Diviac
- Company type: Private
- Industry: Scuba diving; Travel;
- Founded: Zumikon, Switzerland (December 1, 2012)
- Headquarters: Zürich, Switzerland
- Website: diviac.com

= Diviac =

Online booking site for diving holidays

Diviac is an online booking website for scuba holidays. Diviac started as a digital logbook for divers, the company focus changed in 2015 to scuba holidays.
==Timeline==
Diviac was founded in December 2012 in Zumikon, Switzerland by Joel Perrenoud and Thomas Achhorner. The company was officially incorporated in April 2013.

In November 2013, the first version of Diviac Logbook was launched.

In December 2014, Diviac closed CHF 1 million in a financing round led by the StartAngels Network, a Swiss angel investor network.

In March 2015, Diviac Logbook releases two mobile apps for iOS and Android to access the logbook from phones and tablets.

In April 2015, the first version of the Diviac Travel website was launched. In the same month Diviac also acquired Scubadviser.com, a website collecting dive centres and liveaboards reviews.

In December 2015, Trekksoft and Diviac announced a partnership to offer a one-stop solution to dive centers for managing their bookings and increase their online distribution.

In November 2016, Diviac Eco Travel was introduced. This division of Diviac partners with major NGOs and research centers to offer eco-friendly holidays to divers and travelers.
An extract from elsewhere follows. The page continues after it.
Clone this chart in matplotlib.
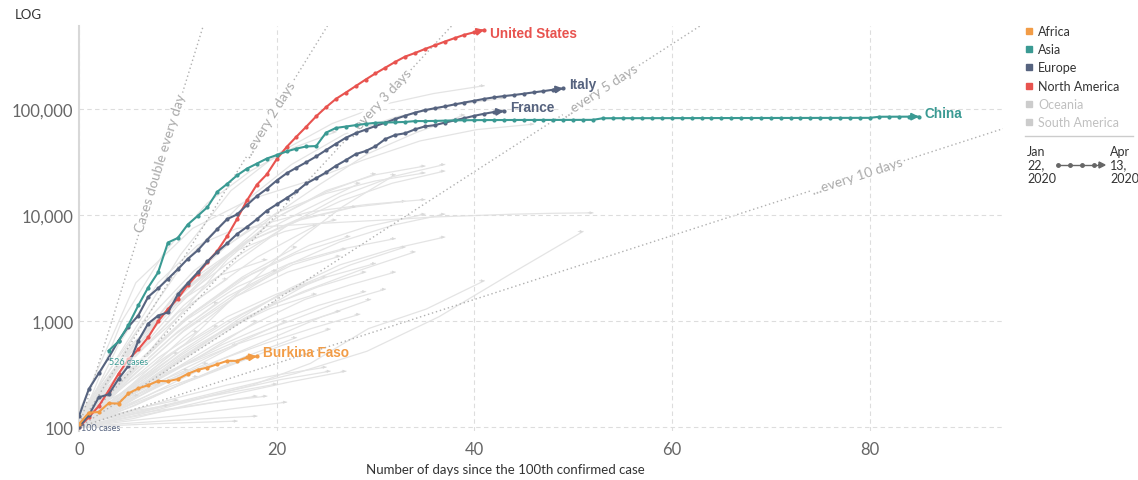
import numpy as np
import matplotlib
matplotlib.use('Agg')
import matplotlib.pyplot as plt
from matplotlib.patches import Rectangle, FancyArrow
from matplotlib.lines import Line2D
from matplotlib.ticker import NullLocator

plt.rcParams['font.family'] = ['Lato', 'DejaVu Sans']

# cumulative confirmed cases, one value per day since the 100th case
us_cases = [100, 124, 158, 221, 319, 435, 541, 704, 994, 1301, 1630, 2183, 2770, 3613,
             4596, 6344, 9197, 13779, 19367, 24192, 33592, 43781, 54856, 68211, 85435,
             104126, 124665, 143025, 164620, 189618, 216721, 245573, 278458, 312237,
             337635, 368196, 398809, 432132, 466299, 501560, 529951, 557571]
italy_cases = [127, 229, 322, 453, 655, 888, 1128, 1694, 2036, 2502, 3089, 3858, 4636,
               5883, 7375, 9172, 10149, 12462, 15113, 17660, 21157, 24747, 27980, 31506,
               35713, 41035, 47021, 53578, 59138, 63927, 69176, 74386, 80589, 86498, 92472,
               97689, 101739, 105792, 110574, 115242, 119827, 124632, 128948, 132547,
               135586, 139422, 143626, 147577, 152271, 156363]
france_cases = [100, 130, 191, 204, 285, 377, 653, 949, 1126, 1209, 1784, 2281, 2876,
                3661, 4499, 5423, 6633, 7730, 9134, 10995, 12612, 14459, 16689, 19856,
                22304, 25233, 29155, 32964, 37575, 40174, 44550, 52128, 56989, 59105,
                64338, 68605, 70478, 74390, 78167, 82048, 86334, 90276, 93790, 95403]
burkina_cases = [107, 137, 139, 168, 167, 208, 232, 249, 273, 271, 284, 318, 347, 365,
                 393, 422, 422, 454, 465]
# China's series starts on Jan 22 with 526 cases, already 3 days past its 100th case
china_start = 3
china_cases = [526, 643, 920, 1406, 2075, 2877, 5509, 6087, 8141, 9802, 11891, 16630,
               19716, 23707, 27440, 30587, 34110, 36814, 39829, 42354, 44386, 44759,
               59895, 66358, 68413, 70513, 72434, 74211, 74619, 75077, 75550, 77001,
               77022, 77241, 77754, 78166, 78400, 78600, 78700, 78750, 78800, 78850,
               78900, 78900, 78950, 78950, 79000, 79000, 79050, 79100, 81900, 81950,
               82000, 82000, 82050, 82050, 82100, 82100, 82150, 82150, 82200, 82200,
               82250, 82250, 82300, 82300, 82350, 82350, 82400, 82400, 82450, 82450,
               82500, 82500, 82550, 82550, 82600, 82600, 84600, 84650, 84700, 84750,
               84800]

# every other country in grey: (last day, cases at evenly spaced days from 0 to last day)
other_countries = [
    (41, [120, 700, 4200, 17000, 40000, 73000, 110000, 140000, 166000]),
    (43, [130, 700, 3700, 12000, 30000, 58000, 85000, 108000, 127000]),
    (46, [140, 2300, 7500, 14000, 20600, 33000, 50000, 64000, 72000]),
    (39, [115, 460, 1400, 3900, 9600, 19500, 38000, 60000, 88000]),
    (26, [100, 1000, 4500, 13000, 26000, 43000, 61000]),
    (37, [100, 420, 1400, 3600, 8100, 15000, 23000, 30000]),
    (37, [120, 600, 1700, 4000, 8000, 13500, 20000, 26000]),
    (35, [100, 300, 1100, 3800, 9500, 17000, 24000, 29000]),
    (35, [110, 500, 1900, 5200, 10500, 16000, 21000, 25000]),
    (30, [100, 400, 1400, 4000, 9500, 16500, 24500]),
    (32, [100, 250, 600, 1800, 5000, 12000, 24000]),
    (28.4, [120, 620, 2200, 5800, 11000, 20000]),
    (33, [110, 600, 2300, 5300, 9000, 11800, 13500]),
    (35, [100, 800, 3000, 7700, 10700, 12600, 14000]),
    (35, [120, 400, 1200, 2800, 5200, 7800, 10200]),
    (37, [100, 250, 700, 1700, 3400, 5600, 8000, 10200]),
    (52, [104, 600, 2300, 5200, 7500, 7900, 8300, 8700, 9100, 9600, 9900, 10200, 10400, 10500]),
    (51, [105, 150, 220, 320, 520, 1100, 2800, 7000]),
    (41, [100, 130, 180, 250, 400, 850, 1300, 2400]),
    (37, [100, 200, 450, 1000, 2000, 3400, 4800, 6200]),
    (32, [100, 350, 1000, 2100, 3500, 4800, 6000]),
    (27.4, [100, 380, 1100, 2500, 4300, 6300]),
    (26.4, [100, 300, 800, 1700, 2900, 4100]),
    (34, [110, 250, 550, 1100, 1900, 3000, 4500]),
    (29, [100, 200, 420, 800, 1400, 2100, 2900]),
    (32, [100, 180, 330, 600, 1000, 1600, 2200, 2900]),
    (29, [100, 190, 350, 600, 950, 1400, 1900]),
    (31, [130, 230, 380, 620, 950, 1450, 2000]),
    (29.5, [100, 160, 270, 450, 700, 1100, 1600]),
    (28.4, [100, 170, 280, 430, 620, 860, 1160]),
    (26.4, [110, 220, 380, 600, 880, 1240]),
    (25.4, [100, 160, 250, 380, 580, 840]),
    (25.4, [100, 130, 170, 220, 280, 337]),
    (27, [100, 120, 160, 210, 270, 337]),
    (25, [105, 140, 190, 250, 310, 368]),
    (20, [100, 130, 170, 210, 255]),
    (18, [100, 120, 145, 170, 196]),
    (19, [110, 130, 150, 175, 196]),
    (21, [100, 115, 130, 150, 172]),
    (18, [100, 108, 115, 121, 127]),
    (16, [100, 104, 108, 111, 114]),
    (10, [100, 180, 300, 500]),
    (12, [100, 220, 450, 800]),
    (14, [100, 280, 700, 1500]),
    (15, [110, 400, 1200, 2500]),
    (12, [100, 150, 220, 300]),
    (8, [100, 150, 250]),
    (10, [100, 130, 155, 180]),
    (20, [100, 300, 800, 1700, 3000]),
    (22, [100, 350, 1100, 2600, 5000]),
    (24, [120, 500, 1600, 4000, 8000]),
    (18, [100, 220, 450, 1000]),
    (16, [100, 180, 330, 600]),
    (20, [100, 200, 420, 850, 1500]),
    (23, [100, 220, 500, 1100, 2200]),
    (22, [100, 160, 270, 450, 700]),
    (13, [100, 170, 270, 400]),
    (17, [100, 160, 280, 450]),
    (24, [100, 200, 400, 800, 1300, 1800]),
    (21, [100, 190, 350, 600, 1000]),
    (19, [130, 500, 1400, 2700, 3800]),
    (26, [110, 500, 1800, 4500, 7000, 9000]),
    (28, [100, 600, 2200, 5500, 9000, 12000]),
    (14, [100, 250, 500, 900]),
    (11, [100, 170, 250, 350]),
    (25, [100, 230, 550, 1100, 1800, 2600]),
    (27, [100, 300, 850, 1900, 3400, 4800]),
    (9, [100, 125, 145, 160]),
    (6, [100, 145, 200]),
    (30, [100, 220, 500, 1000, 1700, 2600, 3500]),
    (33, [100, 230, 550, 1150, 2100, 3400, 5000]),
]

doubling_days = [1, 2, 3, 5, 10]
doubling_labels = ['Cases double every day', '...every 2 days', '...every 3 days',
                   '...every 5 days', '...every 10 days']
doubling_label_day = [8.3, 19.3, 30.5, 52.7, 78.8]

legend_names = ['Africa', 'Asia', 'Europe', 'North America', 'Oceania', 'South America']
legend_colors = ['#f29c46', '#3a9a93', '#56637f', '#e8534f', '#cccccc', '#cccccc']

c_africa, c_asia, c_europe, c_namerica = legend_colors[:4]
grey = '#e4e4e4'

W, H = 1138, 481
fig = plt.figure(figsize=(W / 100, H / 100), dpi=100)
ax = fig.add_axes([79 / W, 1 - 432 / H, (1003 - 79) / W, (432 - 27) / H])
ax.set_yscale('log')
xmax, ymax = 93.5, 607000
ax.set_xlim(0, xmax)
ax.set_ylim(92, ymax)

ax.set_yticks([100, 1000, 10000, 100000])
ax.set_yticklabels(['100', '1,000', '10,000', '100,000'])
ax.yaxis.set_minor_locator(NullLocator())
ax.set_xticks([0, 20, 40, 60, 80])
ax.tick_params(length=0, labelsize=12, labelcolor='#666666')
ax.tick_params(axis='y', pad=4)
ax.tick_params(axis='x', pad=7)
ax.grid(True, ls=(0, (4, 3)), color='#dddddd', lw=0.8, zorder=0)
for s in ['top', 'right', 'bottom']:
    ax.spines[s].set_visible(False)
ax.spines['left'].set_color('#d8d8d8')
ax.spines['left'].set_linewidth(1.5)

# grey countries
for end, vals in other_countries:
    d = np.linspace(0, end, len(vals))
    ax.plot(d, vals, color=grey, lw=0.9, zorder=1)
    ax.annotate('', xy=(d[-1], vals[-1]), xytext=(d[-1] - 0.5, vals[-1]),
                arrowprops=dict(arrowstyle='-|>', color='#dadada', lw=0.5,
                                mutation_scale=4, shrinkA=0, shrinkB=0), zorder=1)

# doubling guides
for dd, lab, ld in zip(doubling_days, doubling_labels, doubling_label_day):
    xe = min(xmax, dd * np.log2(ymax / 100))
    ax.plot([0, xe], [100, 100 * 2 ** (xe / dd)], ls=(0, (1, 2)), color='#b0b0b0',
            lw=1, zorder=1.5)
    p1 = ax.transData.transform((0, 100))
    p2 = ax.transData.transform((xe, 100 * 2 ** (xe / dd)))
    ang = np.degrees(np.arctan2(p2[1] - p1[1], p2[0] - p1[0]))
    ax.text(ld, 100 * 2 ** (ld / dd), lab, rotation=ang, rotation_mode='anchor',
            ha='center', va='center', fontsize=10, color='#aaaaaa', zorder=1.6,
            bbox=dict(fc='white', ec='none', pad=0.5))

# highlighted countries
series = [
    (us_cases, 0, c_namerica, 'United States', -3),
    (italy_cases, 0, c_europe, 'Italy', 4),
    (france_cases, 0, c_europe, 'France', 4),
    (china_cases, china_start, c_asia, 'China', 4),
    (burkina_cases, 0, c_africa, 'Burkina Faso', 4),
]
for vals, start, col, name, dy in series:
    d = np.arange(len(vals)) + start
    ax.plot(d, vals, color=col, lw=1.5, marker='o', ms=2, zorder=3)
    ax.annotate('', xy=(d[-1], vals[-1]), xytext=(d[-2], vals[-2]),
                arrowprops=dict(arrowstyle='-|>', color=col, lw=1.5,
                                mutation_scale=10, shrinkA=0, shrinkB=0), zorder=4)
    ax.annotate(name, xy=(d[-1], vals[-1]), xytext=(6, dy), textcoords='offset pixels',
                ha='left', va='center', fontsize=9.8, fontweight='bold', color=col,
                family=['Liberation Sans', 'DejaVu Sans'], zorder=5)

ax.annotate('526 cases', xy=(china_start, china_cases[0]), xytext=(0, -11),
            textcoords='offset pixels', fontsize=6.5, color=c_asia, va='center', zorder=5,
            bbox=dict(fc='white', ec='none', pad=0, alpha=0.6))
ax.annotate('100 cases', xy=(0, 100), xytext=(2, 0), textcoords='offset pixels',
            fontsize=6.5, color=c_europe, va='center', zorder=5)

fig.text(15 / W, 1 - 15 / H, 'LOG', fontsize=9.5, color='#333333', va='center')
fig.text(505 / W, 1 - 470 / H, 'Number of days since the 100th confirmed case',
         fontsize=9.5, color='#333333', ha='center', va='center')

# legend on the right
rows = [32, 50, 68, 87, 105, 123]
for name, col, yy in zip(legend_names, legend_colors, rows):
    fig.patches.append(Rectangle((1026 / W, 1 - (yy + 3) / H), 6 / W, 6 / H,
                                 transform=fig.transFigure, color=col))
    tc = '#333333' if col != '#cccccc' else '#c0c0c0'
    fig.text(1038 / W, 1 - yy / H, name, fontsize=9, color=tc, va='center')

fig.add_artist(Line2D([1025 / W, 1133 / W], [1 - 137 / H, 1 - 137 / H],
                      color='#cccccc', lw=1))
fig.text(1027 / W, 1 - 146 / H, 'Jan\n22,\n2020', fontsize=9, color='#333333',
         va='top', linespacing=1.15)
fig.text(1110 / W, 1 - 146 / H, 'Apr\n13,\n2020', fontsize=9, color='#333333',
         va='top', linespacing=1.15)
fig.add_artist(Line2D([1058 / W, 1100 / W], [1 - 166 / H] * 2, color='#666666', lw=1))
for px in [1058, 1070, 1082, 1094]:
    fig.add_artist(Line2D([px / W], [1 - 166 / H], color='#666666', marker='o', ms=2.5))
fig.patches.append(FancyArrow(1098 / W, 1 - 166 / H, 7 / W, 0, width=0,
                              head_width=6 / H, head_length=6 / W,
                              length_includes_head=True, transform=fig.transFigure,
                              color='#666666'))

fig.savefig('out.png', dpi=100)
During these vacations, guests participate alongside marine experts in field studies and research activities.

As of December 2016, trips are offered in partnership with the Bimini Biological Field Station Foundation, Manta Trust and the Marine Wildlife Watch of the Philippines.

In January 2018, Diviac announced the acquisition of the company by PADI.

==Diviac Logbook==
Diviac Logbook is a digital logbook that allows divers to keep track of their dives and trips, it serves as proof of dive experience and as a memoir of journeys and trips. Diviac Logbook is one of the few third-party digital logbooks endorsed by Scubapro.

In June 2015, Diviac and Suunto announce a partnership where Suunto users can connect to Diviac through Suunto’s DM5 software and the Movescount sports community, and upload their dives directly to Diviac's cloud-logbook.

In January 2016, the training agency IANTD made Diviac Logbook its official digital logbook and became the first agency to acknowledge digitally validated logs as official proof of diving experience.

==Diviac Travel==
Diviac Travel is an online booking website specialized in scuba holidays. The website allows users to research and book diving and accommodation from liveaboards, dive resorts and dive centers worldwide. It claims to have one of the broadest offering on the market with thousands of destinations and dive operators in the platform.